Tennyson is an unincorporated community in southeastern Coke County, Texas, United States. According to the Handbook of Texas, the community had a population of 35 in 2000.

==History==
Englishman Samuel Sayner, who established the town in 1882, named it after the British poet Alfred, Lord Tennyson. Tennyson purchased a post office in 1894, taking over the responsibilities of the Mule Creek (later Juniper) post office. In 1910, when the Kansas City, Mexico and Orient Railway started service, just 20 people were living there. Tennyson continued to flourish and had several stores and enterprises for a while after that, but as cotton cultivation started to wane in the 1920s, Tennyson's growth ceased. In 1940, Tennyson had 50 residents; by 1980, that number had dropped to 35, despite the post office continuing to be open. The population was still reported to be 35 in 2000.

Although Tennyson is unincorporated, it has a post office, with the ZIP code of 76953.

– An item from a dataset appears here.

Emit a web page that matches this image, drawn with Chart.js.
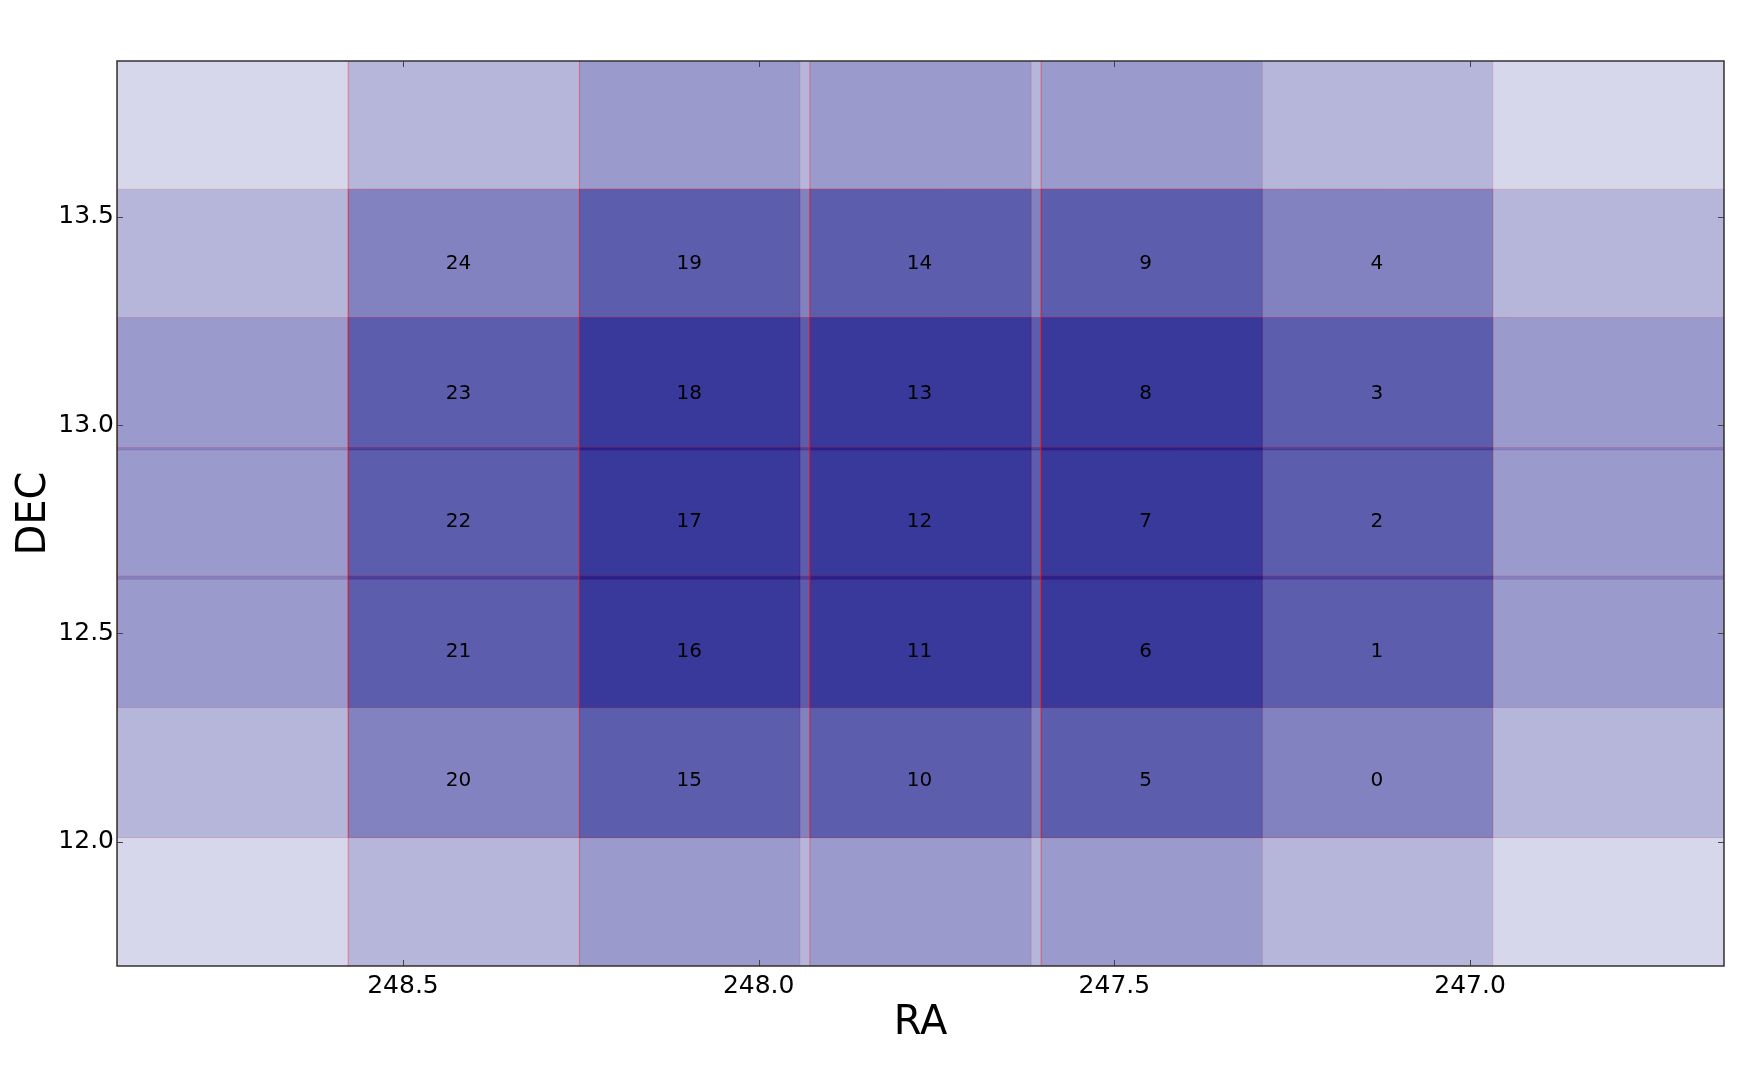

On May 2, 2007, an F0 tornado struck Tennyson. It moved across open country and damaged some trees.

==Geography==
Tennyson is located at the intersection of Farm to Market Road 2333 and U.S. Route 287, 10 mi northwest of Bronte in central Coke County, near Mount Margaret.

===Climate===
The climate in this area is characterized by extremely variable temperature conditions, with annual means decreasing and annual ranges increasing poleward, and relatively little precipitation. According to the Köppen Climate Classification system, Tennyson has a Mid-Latitude Steppe and Desert Climate, abbreviated "Bsh" on climate maps.

==Education==
County Line School was the settlement's first school until it was renamed Tennyson School in 1912. Today, the community is served by the Bronte Independent School District.